« Une expérience journalière fait reconnaître que les français vont instinctivement au pouvoir ; ils n’aiment point la liberté ; l’égalité seule est leur idole » Chateaubriand
Pour autant qu’elle ne relève pas du rêve, la Liberté se définit par les limites que la loi lui octroie ou que chacun voit assignées à la sienne par celle des autres. Loin d’être cet idéal d’indépendance que chacun vit à sa guise, le Liberté a un caractère faisant hautement référence à la vie collective et réclame de ce fait une attention toute particulière, eu égard aux revendications de plus en plus inopportunément formulées par les uns et les autres à son sujet.

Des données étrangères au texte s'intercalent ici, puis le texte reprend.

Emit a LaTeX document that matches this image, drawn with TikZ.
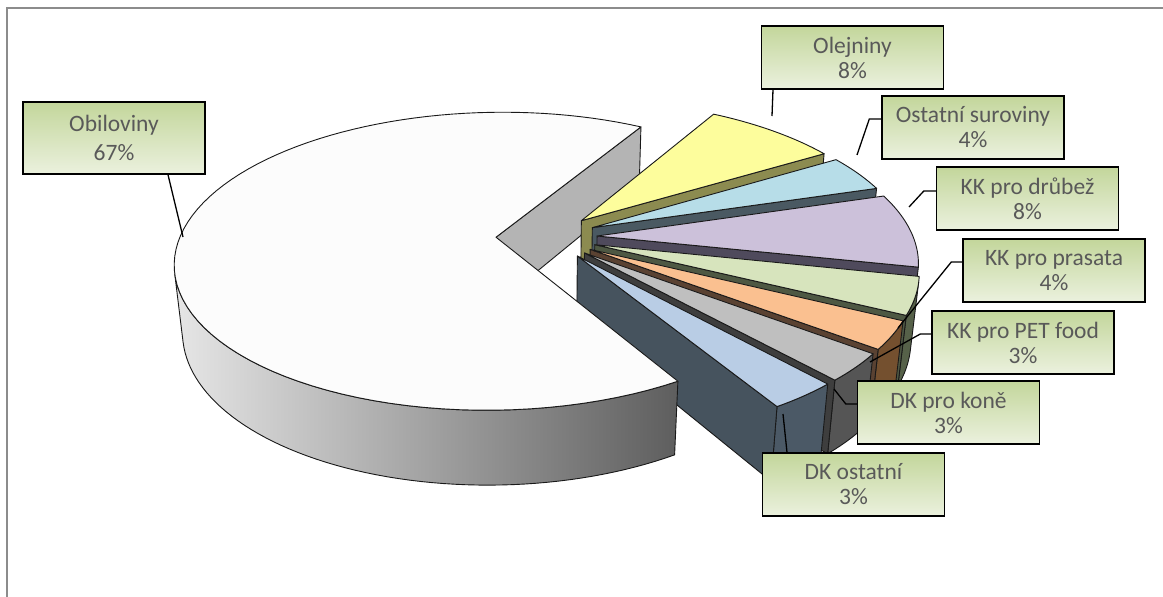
\documentclass[tikz,border=0pt]{standalone}
\usepackage{fontspec}
\setmainfont{Carlito}
\usetikzlibrary{calc}
\definecolor{wtop}{HTML}{FCFCFC}
\definecolor{wcut}{HTML}{B4B4B4}
\definecolor{wsideL}{HTML}{E6E6E6}
\definecolor{wsideR}{HTML}{5E5E5E}
\definecolor{ytop}{HTML}{FDFD9C}
\definecolor{ycut}{HTML}{8C8B50}
\definecolor{btop}{HTML}{B7DDE8}
\definecolor{bcut}{HTML}{4A5962}
\definecolor{ltop}{HTML}{CCC1DA}
\definecolor{lcut}{HTML}{4F4A5C}
\definecolor{gtop}{HTML}{D7E4BD}
\definecolor{gcut}{HTML}{4E5843}
\definecolor{gside}{HTML}{566149}
\definecolor{otop}{HTML}{FAC090}
\definecolor{ocut}{HTML}{5A4232}
\definecolor{oside}{HTML}{74502F}
\definecolor{rtop}{HTML}{BFBFBF}
\definecolor{rcut}{HTML}{3E3E3E}
\definecolor{rside}{HTML}{555555}
\definecolor{sttop}{HTML}{B9CDE5}
\definecolor{stcut}{HTML}{46535E}
\definecolor{stside}{HTML}{4B5966}
\definecolor{lblt}{HTML}{C3D69B}
\definecolor{lblb}{HTML}{EBF1DE}
\definecolor{txtc}{HTML}{595959}
\definecolor{framec}{HTML}{8C8C8C}
\tikzset{
  declare function={
    prjd(\w,\z)=5.52+(\w)*0.870-(\z)*0.493;
    prjx(\u,\w,\z)=546.6+1707*(\u)/prjd(\w,\z);
    prjy(\u,\w,\z)=303.8-1707*((\w)*0.493+(\z)*0.870)/prjd(\w,\z);
  },
  facedge/.style={draw=black!90, line width=0.9pt, line join=round},
  lbl/.style={draw=black, line width=1.4pt, top color=lblt, bottom color=lblb,
    minimum width=182pt, minimum height=63pt, inner sep=0pt, align=center,
    text=txtc, font=\fontsize{23.5}{25}\selectfont},
  leader/.style={draw=black, line width=1.3pt, line join=miter}
}
\def\ex{0.16}
\def\hh{0.243}
\newcommand\mkpt[4]{\coordinate (#1) at ({prjx(#2,#3,#4)},{prjy(#2,#3,#4)});}
\newcommand\SlicePrep[2]{%
  \pgfmathsetmacro\slMa{(#1+#2)/2}%
  \pgfmathsetmacro\slOu{\ex*cos(\slMa)}%
  \pgfmathsetmacro\slOw{\ex*sin(\slMa)}%
  \pgfmathsetmacro\slUa{\slOu+cos(#1)}%
  \pgfmathsetmacro\slWa{\slOw+sin(#1)}%
  \mkpt{T0}{\slOu}{\slOw}{\hh}%
  \mkpt{B0}{\slOu}{\slOw}{0}%
  \mkpt{TA}{\slUa}{\slWa}{\hh}%
  \mkpt{BA}{\slUa}{\slWa}{0}%
}
\newcommand\SliceCut[1]{\filldraw[facedge,fill=#1] (T0) -- (TA) -- (BA) -- (B0) -- cycle;}
\newcommand\SliceTop[3]{\filldraw[facedge,fill=#3] (T0) -- plot[domain=#1:#2,samples=90,variable=\t]
  ({prjx(\slOu+cos(\t),\slOw+sin(\t),\hh)},{prjy(\slOu+cos(\t),\slOw+sin(\t),\hh)}) -- cycle;}
\newcommand\SliceSide[3]{\filldraw[facedge,fill=#3]
  plot[domain=#1:#2,samples=40,variable=\t]
  ({prjx(\slOu+cos(\t),\slOw+sin(\t),\hh)},{prjy(\slOu+cos(\t),\slOw+sin(\t),\hh)})
  -- plot[domain=#2:#1,samples=40,variable=\t]
  ({prjx(\slOu+cos(\t),\slOw+sin(\t),0)},{prjy(\slOu+cos(\t),\slOw+sin(\t),0)}) -- cycle;}
\begin{document}
\begin{tikzpicture}[x=1pt,y=-1pt]
\useasboundingbox (0,0) rectangle (1163,597);
\draw[framec, line width=2pt] (7,597) -- (7,8) -- (1163,8);
% white slice: inner cut face
\SlicePrep{60}{301.2}
\SliceCut{wcut}
% small slices, back to front
\SlicePrep{31.2}{60}\SliceCut{ycut}\SliceTop{31.2}{60}{ytop}
\SlicePrep{16.8}{31.2}\SliceCut{bcut}\SliceTop{16.8}{31.2}{btop}
\SlicePrep{-12}{16.8}\SliceCut{lcut}\SliceTop{-12}{16.8}{ltop}
\SlicePrep{-26.4}{-12}\SliceSide{-26.4}{-14}{gside}\SliceCut{gcut}\SliceTop{-26.4}{-12}{gtop}
\SlicePrep{-37.2}{-26.4}\SliceSide{-37.2}{-26.4}{oside}\SliceCut{ocut}\SliceTop{-37.2}{-26.4}{otop}
\SlicePrep{-48}{-37.2}\SliceSide{-48}{-37.2}{rside}\SliceCut{rcut}\SliceTop{-48}{-37.2}{rtop}
\SlicePrep{-58.8}{-48}\SliceSide{-58.8}{-48}{stside}\SliceCut{stcut}\SliceTop{-58.8}{-48}{sttop}
% white slice: side and top
\SlicePrep{60}{301.2}
\shadedraw[facedge,left color=wsideL,right color=wsideR]
  plot[domain=194:301.2,samples=60,variable=\t]
  ({prjx(\slOu+cos(\t),\slOw+sin(\t),\hh)},{prjy(\slOu+cos(\t),\slOw+sin(\t),\hh)})
  -- plot[domain=301.2:194,samples=60,variable=\t]
  ({prjx(\slOu+cos(\t),\slOw+sin(\t),0)},{prjy(\slOu+cos(\t),\slOw+sin(\t),0)}) -- cycle;
\SliceTop{60}{301.2}{wtop}
% labels
\node[lbl, minimum height=72pt, font=\fontsize{23.5}{29}\selectfont] (obil) at (114,138) {Obiloviny\\67\%};
\node[lbl] (olej) at (852.5,57.5) {Olejniny\\8\%};
\node[lbl] (osta) at (973,127.5) {Ostatní suroviny\\4\%};
\node[lbl] (drub) at (1027.5,198.5) {KK pro drůbež\\8\%};
\node[lbl] (pras) at (1054,270.5) {KK pro prasata\\4\%};
\node[lbl] (pet) at (1023,342.5) {KK pro PET food\\3\%};
\node[lbl] (kone) at (948.5,412.5) {DK pro koně\\3\%};
\node[lbl] (dkost) at (853.5,484.5) {DK ostatní\\3\%};
% leader end points
\coordinate (eObil) at (183,237);
\coordinate (eOlej) at (772,116);
\coordinate (eOsta) at (857,155);
\coordinate (eDrub) at (909,207);
\coordinate (ePras) at (898,328);
\coordinate (ePet) at (870,362);
\coordinate (eKone) at (834,389);
\coordinate (eDkost) at (783,414);
\draw[leader] ([xshift=54pt]obil.south) -- (eObil);
\draw[leader] ([xshift=-79.5pt]olej.south) -- (eOlej);
\draw[leader] ([yshift=8.5pt]osta.west) -- ++(-12,0) -- (eOsta);
\draw[leader] ([yshift=7.5pt]drub.west) -- ++(-12,0) -- (eDrub);
\draw[leader] ([yshift=8.5pt]pras.west) -- ++(-11,0) -- (ePras);
\draw[leader] ([yshift=8.5pt]pet.west) -- ++(-11,0) -- (ePet);
\draw[leader] ([yshift=8.5pt]kone.west) -- ++(-11,0) -- (eKone);
\draw[leader] ([xshift=-66.5pt]dkost.north) -- (eDkost);
\end{tikzpicture}
\end{document}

La liberté consiste à faire à son propre gré ce qui ne nuit pas à autrui. Ainsi, l’exercice des droits naturels de chaque individu ou groupe d’individus est subordonné à ce qui assure aux autres membres de la société la jouissance de ces mêmes droits. C’est en cela qu’il n’est pas de liberté sans devoirs. La loi pouvant aider à fixer et codifier ces droits et ces devoirs, c’est elle qui arbitrera autant que de besoin.
« La liberté de chacun finissant où commence celle des autres », elle peut être considérée, non seulement comme une richesse mais comme un espace. Il est dès lors évident que plus le nombre de ceux qui partagent cette richesse-espace est grand, moins la part de chacun le sera. Sauf à concevoir bien entendu qu’elle soit extensible à l’infini. Or, de ce point de vue et en attendant la conquête pour tous de l’espace sidéral infini, l’humanité est confrontée à ses frontières matérielles ; celles de la planète sur laquelle elle vit, ou plus exactement aux limites dans lesquelles il lui est possible de vivre sur cette planète. Cet espace vital est en effet inexorablement grignoté, chaque jour davantage, par une inconscience aggravée par le nombre.
Plutôt que de revendiquer toujours plus de ce qui se raréfie à chaque instant, c’est la révision de ses exigences en matière de Liberté qui s’impose à l’homme. Si par exemple la réduction des libertés des uns est due à une croissance démographique imputable à d’autres, comment faire pour empêcher ces autres d’empiéter sur l’espace de liberté des premiers ? Que ce soit possible par la contrainte ou par la raison, il s’agit bien de limiter les libertés individuelles de tous.
Il s’agit là encore d’un partage, qui nécessite davantage de pragmatisme que de bonnes intentions.
Ne peut-on voir dans une telle analyse une explication supplémentaire du fait que la codification d’un système de valeurs, qu’il s’agisse banalement de politesse, de bienséance, de cordialité ou plus généralement de tout ce qui touche à la considération due à autrui, en même temps qu’à l’égalité de tous devant la loi, ne se fonde pas impunément sur des considérations abstraites, idéalistes, voire idéologiques et dogmatiques, a fortiori lorsqu’elles naissent dans l’euphorie et l’utopie ? À croire que la raison, comme la vérité, finit toujours par sortir du puits.
Peut-être sommes-nous tout simplement confrontés aux conséquences de « l’emploi de l’esprit aux dépens de l’ordre public [...] une des plus grandes scélératesses [...] de toutes la plus dangereuse, parce que le mal qu’elle produit s’étend et se promulgue par la peine [...] infligée [...] des siècles après lui ». (Duchesse de Choiseul au sujet de J.J. Rousseau). À noter qu’il s’agit ici de la liberté de penser qui, pour le meilleur et pour le pire, ne connaît pas d’autres limites que celles de la raison et que c’est lorsque cette raison est bafouée que l’autre liberté, la liberté d’être, est en danger.
Entre dès lors en jeu la responsabilité, sans laquelle la liberté n’est plus qu’une vue des esprit les plus fumeux ou les plus malhonnêtes, elle n’est même plus un espace à partager ; elle est un mythe qu’entretient la démagogie et son compagnon le mensonge.